Mobilizing the U.S. Pacific Fleet, the U.S. military searches for the Seabat. MSDF diesel submarine Tatsunami, led by captain Hiroshi Fukamachi (Hiroshi Tamaki), also searches for the Seabat’s whereabouts.

© Kaiji Kawaguchi/KODANSHA
The cover of Volume 1 of the manga “Chinmoku no Kantai” (“The Silent Service”)

The film is an adaptation of the manga by Kaiji Kawaguchi, which was run in Morning — a weekly magazine published by Kodansha Ltd. — from 1988 to 1996. More than 32 million copies of the manga, including e-books, have been sold.

Kawaguchi reportedly said, “Kaieda was here” when he saw Osawa playing the leading role on the set of the film. His remarks show that Osawa deeply immersed himself in the role of Kaieda.

“The subject of the film, which deals head-on with nuclear issues that no one would necessarily want to touch, is very experimental, challenging and valuable,” Osawa said. “Although the film depicts a fantasy, it has more reality compared to 30 years ago [when the manga was created] as there are tensions and conflicts in neighboring areas and wars are going on [in other parts of the world] now.”

Osawa has both participated in the planning stages and worked as a producer on other films, but he is particularly enthusiastic about his latest work. He contacted the Defense Ministry and the Self-Defense Forces himself to ask for their cooperation. He said he was a little nervous thinking about what their reaction might be because of the story in which the main character rebels against the SDF. “But surprisingly, it was favorably received,” Osawa said.

© Kaiji Kawaguchi/KODANSHA © 2023 Amazon Content Services LLC OR ITS AFFILIATES. All Rights Reserved.
The Seabat, front, approaches the nuclear-powered aircraft carrier USS Ronald Reagan of the U.S. 7th Fleet.

Thanks to his enthusiasm, a real submarine was allowed to be used for film shooting for the first time in Japan. “I keenly felt that the people actually involved in national defense also have thoughts and situations they want to convey themselves. I hope the film will give the audience an opportunity to think or feel something,” he said.

Most of the scenes in which Kaieda appears take place inside the submarine, and he stays mostly in the same position. “I hardly move in the dark interior of the submarine,” he said. Since Osawa had never experienced such a role before, he said it was the hardest part for him.

‘I need to be thrilled’

Osawa joined the world of acting after he was scouted while attending college. He first worked as a model, but quit the job in his mid-20s. He said he thought, “I am not thrilled with my work. I feel like I am doing my job by force of habit.” He then spent six months doing nothing.

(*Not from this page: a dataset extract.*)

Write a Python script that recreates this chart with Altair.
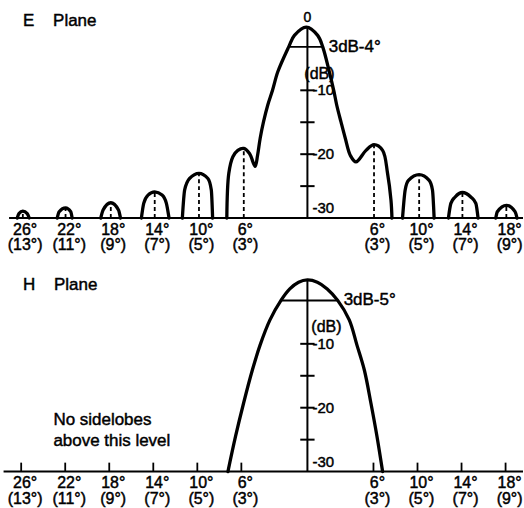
import altair as alt
import pandas as pd

# ---------------- values ----------------
# x tick angles (deg; left of boresight negative) and their two-line labels
TICK_ANG = [-26, -22, -18, -14, -10, -6, 6, 10, 14, 18]
TICK_LAB = ["26°", "22°", "18°", "14°", "10°", "6°", "6°", "10°", "14°", "18°"]
TICK_SUB = ["(13°)", "(11°)", "(9°)", "(7°)", "(5°)", "(3°)", "(3°)", "(5°)", "(7°)", "(9°)"]

# dB scale marks on the central axis
DB_TICKS = [-10, -15, -20, -25]
DB_LABEL_VALS = [-10, -20]
DB_LABELS = ["-10", "-20"]

# ---- E plane pattern (angle deg, level dB) ----
E_L26_ANG = [-26.36, -26.2, -25.85, -25.45, -25.27]
E_L26_DB = [-30, -29.3, -28.9, -29.3, -30]
E_L22_ANG = [-22.73, -22.55, -21.97, -21.5, -21.37]
E_L22_DB = [-30, -29.0, -28.4, -29.0, -30]
E_L18_ANG = [-18.77, -18.56, -17.86, -17.16, -16.98]
E_L18_DB = [-30, -28.75, -27.6, -28.75, -30]
E_L14_ANG = [-15.08, -14.87, -14.48, -13.87, -13.2, -12.81, -12.57]
E_L14_DB = [-30, -27.7, -26.4, -25.9, -26.4, -27.7, -30]
E_L10_ANG = [-11.36, -11.15, -10.7, -9.85, -9.04, -8.73, -8.61]
E_L10_DB = [-30, -25.6, -23.8, -23.0, -23.8, -25.6, -30]
E_MAIN_ANG = [-7.32, -7.14, -6.77, -6.32, -5.78, -5.26, -4.75, -4.53, -4.29, -3.99,
              -3.6, -3.17, -2.69, -1.70, -1.18, -0.1, 0.93, 1.39, 1.99, 2.39,
              2.66, 3.05, 3.44, 3.9, 4.41, 5.32, 6.05, 6.83, 7.28, 7.59, 7.68]
E_MAIN_DB = [-30, -23.0, -20.4, -19.4, -19.1, -19.9, -21.9, -20.2, -17.5, -14.95,
             -12.3, -10.0, -7.1, -3.2, -1.4, -0.1, -1.4, -3.2, -7.1, -10.0,
             -12.3, -14.95, -17.5, -20.2, -21.2, -19.4, -18.5, -19.4, -23.0, -27.2, -30]
E_R10_ANG = [8.64, 8.88, 9.18, 10.15, 11.06, 11.36, 11.51]
E_R10_DB = [-30, -25.6, -24.1, -23.2, -24.1, -25.6, -30]
E_R14_ANG = [12.81, 13.03, 13.42, 14.08, 14.84, 15.3, 15.5]
E_R14_DB = [-30, -27.7, -26.7, -26.0, -26.7, -27.7, -30]
E_R18_ANG = [17.11, 17.25, 18.07, 18.86, 19.04]
E_R18_DB = [-30, -29.0, -28.0, -29.0, -30]
# sidelobe peaks (dashed drop lines)
E_PEAK_ANG = [-25.85, -21.97, -17.86, -13.87, -9.85, -5.78, 6.05, 10.15, 14.08, 18.07]
E_PEAK_DB = [-28.9, -28.4, -27.6, -25.9, -23.0, -19.1, -18.5, -23.2, -26.0, -28.0]
E_3DB = [-1.70, 1.39, -3.2]

# ---- H plane pattern ----
H_MAIN_ANG = [-7.22, -6.53, -5.8, -5.0, -4.3, -3.4, -2.4, -1.6, -0.8, 0.0,
              0.9, 1.8, 2.75, 3.8, 4.5, 5.17, 5.77, 6.32, 6.83]
H_MAIN_DB = [-30, -24.5, -19.3, -14.1, -10.2, -6.25, -3.2, -1.4, -0.35, 0.0,
             -0.35, -1.4, -3.2, -6.25, -10.2, -14.1, -19.3, -24.5, -30]
H_3DB = [-2.4, 2.75, -3.2]

# ---------------- layout ----------------
FONT = "Liberation Sans"
W, H = 524, 254
X_DOM = [-27.924, 19.583]
Y_DOM = [-35.625, 4.0625]
xs = alt.Scale(domain=X_DOM, nice=False, zero=False)
ys = alt.Scale(domain=Y_DOM, nice=False, zero=False)
TXT = dict(font=FONT, color="black", stroke="black", strokeWidth=0.45)


def X(f):
    return alt.X(f, type="quantitative", scale=xs, axis=None)


def Y(f):
    return alt.Y(f, type="quantitative", scale=ys, axis=None)


def lobes(pairs):
    rows = []
    for name, (a, d) in pairs.items():
        for x, y in zip(a, d):
            rows.append({"lobe": name, "ang": x, "db": y})
    return pd.DataFrame(rows)


def curve_layer(df, interp):
    return alt.Chart(df).mark_line(
        color="black", strokeWidth=3.3, interpolate=interp,
        strokeCap="round", strokeJoin="round"
    ).encode(x=X("ang"), y=Y("db"), detail="lobe:N")


def panel(three_db, three_lab, title, base_x0, peak_db, unit_dx):
    base = alt.Chart(pd.DataFrame({"a0": [base_x0], "a1": [X_DOM[1]], "v": [-30]})).mark_rule(
        color="black", strokeWidth=2
    ).encode(x=X("a0"), x2="a1", y=Y("v"))

    axis = alt.Chart(pd.DataFrame({"a": [0], "v0": [-30], "v1": [peak_db]})).mark_rule(
        color="black", strokeWidth=2
    ).encode(x=X("a"), y=Y("v0"), y2="v1")

    ticks = alt.Chart(pd.DataFrame({"v": DB_TICKS})).transform_calculate(
        a0="-0.65", a1="0.65"
    ).mark_rule(color="black", strokeWidth=2).encode(x=X("a0:Q"), x2="a1:Q", y=Y("v"))

    l3 = alt.Chart(pd.DataFrame({"a0": [three_db[0]], "a1": [three_db[1]], "v": [three_db[2]]}))
    line3 = l3.mark_rule(color="black", strokeWidth=2).encode(x=X("a0"), x2="a1", y=Y("v"))
    text3 = l3.mark_text(
        align="left", baseline="middle", dx=6, fontSize=17, **TXT
    ).encode(x=X("a1"), y=Y("v"), text=alt.value(three_lab))

    dbl = alt.Chart(pd.DataFrame({"a": [0, 0], "v": DB_LABEL_VALS, "t": DB_LABELS})).mark_text(
        align="left", baseline="middle", dx=5, fontSize=15, **TXT
    ).encode(x=X("a"), y=Y("v"), text="t:N")
    db30 = alt.Chart(pd.DataFrame({"a": [0], "v": [-30], "t": ["-30"]})).mark_text(
        align="left", baseline="bottom", dx=5, dy=-2, fontSize=15, **TXT
    ).encode(x=X("a"), y=Y("v"), text="t:N")
    dbunit = alt.Chart(pd.DataFrame({"a": [0], "v": [-7.4], "t": ["(dB)"]})).mark_text(
        align="center", baseline="middle", dx=unit_dx, fontSize=16, **TXT
    ).encode(x=X("a"), y=Y("v"), text="t:N")

    tdf = pd.DataFrame({"a": TICK_ANG, "t1": TICK_LAB, "t2": TICK_SUB, "v": [-30] * len(TICK_ANG)})
    lab1 = alt.Chart(tdf).mark_text(
        align="center", baseline="middle", dx=4, dy=11.5, fontSize=16, **TXT
    ).encode(x=X("a"), y=Y("v"), text="t1:N")
    lab2 = alt.Chart(tdf).mark_text(
        align="center", baseline="middle", dx=4, dy=27, fontSize=16, **TXT
    ).encode(x=X("a"), y=Y("v"), text="t2:N")

    ttl = alt.Chart(pd.DataFrame({"t": [title[0]]})).mark_text(
        align="left", baseline="middle", fontSize=17, **TXT
    ).encode(x=alt.value(23), y=alt.value(title[1]), text="t:N")

    return [base, axis, ticks, line3, text3, dbl, db30, dbunit, lab1, lab2, ttl]


NB = "\u00a0"

# ---- E plane panel ----
e_side = lobes({
    "L26": (E_L26_ANG, E_L26_DB), "L22": (E_L22_ANG, E_L22_DB),
    "L18": (E_L18_ANG, E_L18_DB), "L14": (E_L14_ANG, E_L14_DB),
    "L10": (E_L10_ANG, E_L10_DB),
    "R10": (E_R10_ANG, E_R10_DB), "R14": (E_R14_ANG, E_R14_DB),
    "R18": (E_R18_ANG, E_R18_DB),
})
e_main = lobes({"MAIN": (E_MAIN_ANG, E_MAIN_DB)})
e_layers = panel(E_3DB, "3dB-4°", ("E" + NB * 4 + "Plane", 21), -27.1, -0.1, 12)
e_dash = alt.Chart(pd.DataFrame({"a": E_PEAK_ANG, "v1": E_PEAK_DB, "v0": [-30] * len(E_PEAK_ANG)})).mark_rule(
    color="black", strokeWidth=1.8, strokeDash=[4, 3]
).encode(x=X("a"), y=Y("v0"), y2="v1")
e_zero = alt.Chart(pd.DataFrame({"a": [0], "v": [0], "t": ["0"]})).mark_text(
    align="center", baseline="middle", dy=-8.5, fontSize=14, **TXT
).encode(x=X("a"), y=Y("v"), text="t:N")
top = alt.layer(
    curve_layer(e_side, "monotone"), curve_layer(e_main, "catmull-rom"),
    *e_layers, e_dash, e_zero
).properties(width=W, height=H)

# ---- H plane panel ----
h_main = lobes({"MAIN": (H_MAIN_ANG, H_MAIN_DB)})
h_layers = panel(H_3DB, "3dB-5°", ("H" + NB * 4 + "Plane", 31), -27.6, 0.0, 19)
h_ticks = alt.Chart(pd.DataFrame({"a": TICK_ANG, "v0": [-30] * len(TICK_ANG), "v1": [-28.6] * len(TICK_ANG)})).mark_rule(
    color="black", strokeWidth=1.8
).encode(x=X("a"), y=Y("v0"), y2="v1")
h_note = alt.Chart(pd.DataFrame({"t": ["No sidelobes", "above this level"], "py": [166, 187.5]})).mark_text(
    align="left", baseline="middle", fontSize=17, **TXT
).encode(x=alt.value(53.5), y=alt.Y("py:Q", scale=None, axis=None), text="t:N")
bottom = alt.layer(
    curve_layer(h_main, "catmull-rom"), *h_layers, h_ticks, h_note
).properties(width=W, height=H)

chart = alt.vconcat(top, bottom, spacing=0, bounds="flush").properties(
    padding=0, background="white"
).configure_view(stroke=None)

chart.save("out.html", embed_options={"renderer": "svg", "actions": False})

Osawa started acting with an appearance in a TV drama in 1994, after he was introduced to the job by an acquaintance. He gained attention the following year for his role in TV drama “Hoshi no Kinka” (“Heaven’s Coin”).

He then expanded his sphere of activities to radio, stage and film. Major works by the actor include a Shakespeare play directed by Yukio Ninagawa, blockbuster film “Sekai no Chushin de, Ai o Sakebu” (“Crying Out Love, in the Center of the World”) and “Gege,” a film based on a novel by Masashi Sada, for which Osawa won the Japan Academy Film Prize for best actor.

In 2009, he starred in the TV drama “Jin,” which became a hit with an audience share of more than 25% for the final episode.

© Kaiji Kawaguchi/KODANSHA © 2023 Amazon Content Services LLC OR ITS AFFILIATES. All Rights Reserved.
Hiroshi Fukamachi (Hiroshi Tamaki), right, confronts Kaieda, left, inside the Seabat.

Once again, however, he was gripped by a sense of emptiness. He took a two-year leave of absence from 2016, as he was “no longer thrilled.”

“It’s very difficult to stay excited. And work is something you cannot always feel excited about,” Osawa said. “But I think you have to continue to be thrilled as an actor as long as you are doing the job.”

So what should he do?

“I think I just need to plunge into something exciting — something people have not yet seen or heard of. That involves both challenges and failures, but entertainment is about creating a work through the struggles, as well as trial and error in the dark,” he said.

“I carefully think about my role and script to the point where I can be confident that I know them better than the scriptwriter. If I don’t work until I reach that point, it is difficult to create something new,” he said.